Dans un passage fameux des Mémoires d’Outre-Tombe, Chateaubriand raconte en ces termes une visite qu’il fit à Augustin Thierry au printemps de 1825 :

« J’ai vu, à Vesoul, M. Augustin Thierry chez son frère le préfet. Lorsque autrefois, à Paris, il m’envoya son Histoire de la Conquête des Normands, je l’ai lai remercier. Je trouvai un jeune homme dans une chambre dont les volets étaient à demi fermés ; il était presque aveugle ; il essaya de se lever pour me recevoir, mais ses jambes ne le portaient plus et il tomba dans mes bras. Il rougit lorsque je lui exprimai mon admiration sincère : ce fut alors qu’il me répondit que son ouvrage était le mien, et que c’était en lisant le récit de la bataille des Francs dans les Martyrs, qu’il avait conçu l’idée d’une nouvelle manière d’écrire l’histoire. Quand je pris congé de lui, alors il s’efforça de me suivre et il se traîna jusqu’à la porte en s’appuyant contre le mur : je sortis tout ému de tant de talent et de tant de malheur. »

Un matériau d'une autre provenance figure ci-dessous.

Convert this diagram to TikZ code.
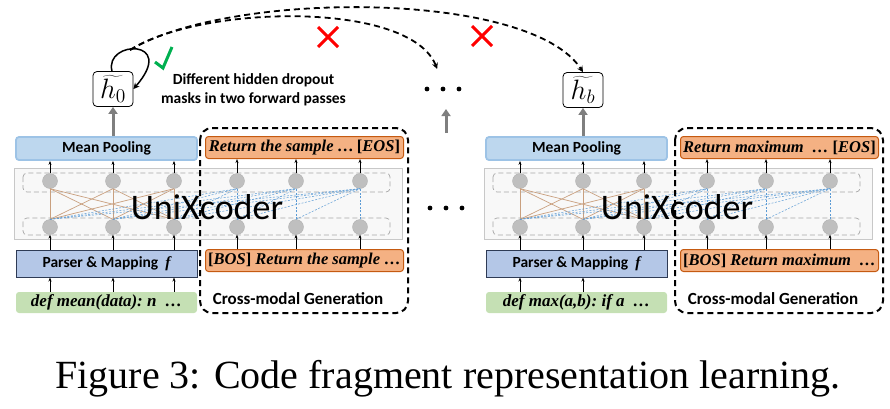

Cette rencontre des deux grands écrivains, l’un au faîte de la renommée, l’autre encore presque au début de son chemin de souffrance et de gloire, n’était pas la première. Quelques mois auparavant, par l’entremise de son frère Amédée, qui l’avait approché chez le prince de Talleyrand, Augustin Thierry s’était fait présenter à l’auteur d’Atala.